● **MATERIAL PROVIDED**:
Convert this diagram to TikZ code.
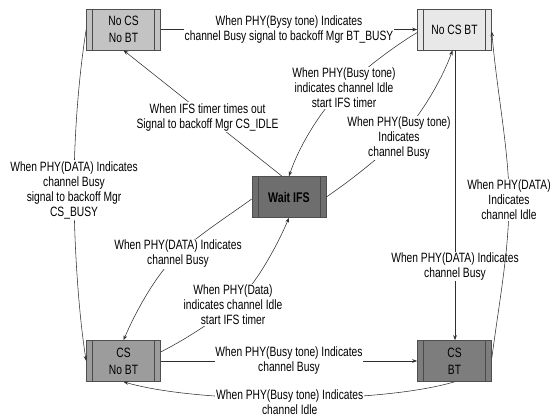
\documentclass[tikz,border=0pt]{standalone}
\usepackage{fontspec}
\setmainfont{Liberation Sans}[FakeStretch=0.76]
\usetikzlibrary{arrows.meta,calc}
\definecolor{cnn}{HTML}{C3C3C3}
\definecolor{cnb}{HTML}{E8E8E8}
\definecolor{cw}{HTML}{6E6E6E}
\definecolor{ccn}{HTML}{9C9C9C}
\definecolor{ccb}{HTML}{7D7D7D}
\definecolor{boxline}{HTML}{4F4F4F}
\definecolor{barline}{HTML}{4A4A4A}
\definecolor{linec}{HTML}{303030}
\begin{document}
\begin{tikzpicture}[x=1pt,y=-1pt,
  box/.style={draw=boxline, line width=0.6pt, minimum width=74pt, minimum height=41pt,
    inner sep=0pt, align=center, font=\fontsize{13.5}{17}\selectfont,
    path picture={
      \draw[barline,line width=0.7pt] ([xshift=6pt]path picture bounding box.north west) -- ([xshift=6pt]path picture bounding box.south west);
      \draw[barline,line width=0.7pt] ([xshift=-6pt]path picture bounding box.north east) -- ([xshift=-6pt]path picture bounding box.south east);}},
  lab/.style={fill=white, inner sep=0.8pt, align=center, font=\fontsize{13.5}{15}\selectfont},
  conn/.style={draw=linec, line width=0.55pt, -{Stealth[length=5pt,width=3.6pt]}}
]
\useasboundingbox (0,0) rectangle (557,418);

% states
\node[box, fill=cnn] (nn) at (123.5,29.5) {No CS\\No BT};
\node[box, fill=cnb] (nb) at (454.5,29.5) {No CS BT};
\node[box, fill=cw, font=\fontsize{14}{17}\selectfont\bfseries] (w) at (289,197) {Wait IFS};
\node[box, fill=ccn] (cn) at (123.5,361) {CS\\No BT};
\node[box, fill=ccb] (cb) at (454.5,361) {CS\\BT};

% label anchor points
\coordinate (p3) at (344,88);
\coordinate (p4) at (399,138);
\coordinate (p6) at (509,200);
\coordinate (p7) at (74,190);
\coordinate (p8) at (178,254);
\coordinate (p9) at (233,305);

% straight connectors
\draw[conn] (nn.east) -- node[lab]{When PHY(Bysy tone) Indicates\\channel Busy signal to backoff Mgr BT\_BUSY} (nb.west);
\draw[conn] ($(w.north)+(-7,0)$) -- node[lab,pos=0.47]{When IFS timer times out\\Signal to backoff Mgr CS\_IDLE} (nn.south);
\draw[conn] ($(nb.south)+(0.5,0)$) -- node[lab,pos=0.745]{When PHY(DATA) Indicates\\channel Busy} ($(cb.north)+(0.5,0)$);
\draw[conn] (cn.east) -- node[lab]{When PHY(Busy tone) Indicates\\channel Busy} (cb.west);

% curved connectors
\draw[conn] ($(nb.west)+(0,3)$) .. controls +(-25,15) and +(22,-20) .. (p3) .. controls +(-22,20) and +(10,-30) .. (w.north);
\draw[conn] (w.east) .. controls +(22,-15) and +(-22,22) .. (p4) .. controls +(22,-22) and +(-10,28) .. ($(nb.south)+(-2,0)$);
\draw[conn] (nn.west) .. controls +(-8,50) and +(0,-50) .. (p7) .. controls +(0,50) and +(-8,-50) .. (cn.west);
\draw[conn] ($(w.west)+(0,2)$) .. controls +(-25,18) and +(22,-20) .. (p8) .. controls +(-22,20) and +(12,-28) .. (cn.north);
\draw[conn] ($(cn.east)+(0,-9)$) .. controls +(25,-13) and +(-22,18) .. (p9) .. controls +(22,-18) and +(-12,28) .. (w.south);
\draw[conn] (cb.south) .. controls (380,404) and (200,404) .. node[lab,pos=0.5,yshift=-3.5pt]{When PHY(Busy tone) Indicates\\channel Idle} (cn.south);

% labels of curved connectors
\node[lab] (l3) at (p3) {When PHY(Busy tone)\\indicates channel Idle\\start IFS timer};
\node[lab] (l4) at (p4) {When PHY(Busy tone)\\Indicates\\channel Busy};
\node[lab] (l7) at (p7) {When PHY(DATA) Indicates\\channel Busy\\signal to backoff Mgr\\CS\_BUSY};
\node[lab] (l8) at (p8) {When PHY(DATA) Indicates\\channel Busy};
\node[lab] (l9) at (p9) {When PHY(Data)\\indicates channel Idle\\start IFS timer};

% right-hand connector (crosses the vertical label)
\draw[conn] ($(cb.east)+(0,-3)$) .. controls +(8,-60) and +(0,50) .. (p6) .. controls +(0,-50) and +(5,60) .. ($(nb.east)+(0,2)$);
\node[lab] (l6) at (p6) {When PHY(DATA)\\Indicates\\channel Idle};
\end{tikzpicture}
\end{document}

● **INSTRUCTIONS TO FOLLOW**: Return only the lines running from the top of the data to the line that holds "(p9) at (233,305);". Include both of those lines, but skip the pictures.

● **WRITTEN RESPONSE**:
Convert this diagram to TikZ code.
\documentclass[tikz,border=0pt]{standalone}
\usepackage{fontspec}
\setmainfont{Liberation Sans}[FakeStretch=0.76]
\usetikzlibrary{arrows.meta,calc}
\definecolor{cnn}{HTML}{C3C3C3}
\definecolor{cnb}{HTML}{E8E8E8}
\definecolor{cw}{HTML}{6E6E6E}
\definecolor{ccn}{HTML}{9C9C9C}
\definecolor{ccb}{HTML}{7D7D7D}
\definecolor{boxline}{HTML}{4F4F4F}
\definecolor{barline}{HTML}{4A4A4A}
\definecolor{linec}{HTML}{303030}
\begin{document}
\begin{tikzpicture}[x=1pt,y=-1pt,
  box/.style={draw=boxline, line width=0.6pt, minimum width=74pt, minimum height=41pt,
    inner sep=0pt, align=center, font=\fontsize{13.5}{17}\selectfont,
    path picture={
      \draw[barline,line width=0.7pt] ([xshift=6pt]path picture bounding box.north west) -- ([xshift=6pt]path picture bounding box.south west);
      \draw[barline,line width=0.7pt] ([xshift=-6pt]path picture bounding box.north east) -- ([xshift=-6pt]path picture bounding box.south east);}},
  lab/.style={fill=white, inner sep=0.8pt, align=center, font=\fontsize{13.5}{15}\selectfont},
  conn/.style={draw=linec, line width=0.55pt, -{Stealth[length=5pt,width=3.6pt]}}
]
\useasboundingbox (0,0) rectangle (557,418);

% states
\node[box, fill=cnn] (nn) at (123.5,29.5) {No CS\\No BT};
\node[box, fill=cnb] (nb) at (454.5,29.5) {No CS BT};
\node[box, fill=cw, font=\fontsize{14}{17}\selectfont\bfseries] (w) at (289,197) {Wait IFS};
\node[box, fill=ccn] (cn) at (123.5,361) {CS\\No BT};
\node[box, fill=ccb] (cb) at (454.5,361) {CS\\BT};

% label anchor points
\coordinate (p3) at (344,88);
\coordinate (p4) at (399,138);
\coordinate (p6) at (509,200);
\coordinate (p7) at (74,190);
\coordinate (p8) at (178,254);
\coordinate (p9) at (233,305);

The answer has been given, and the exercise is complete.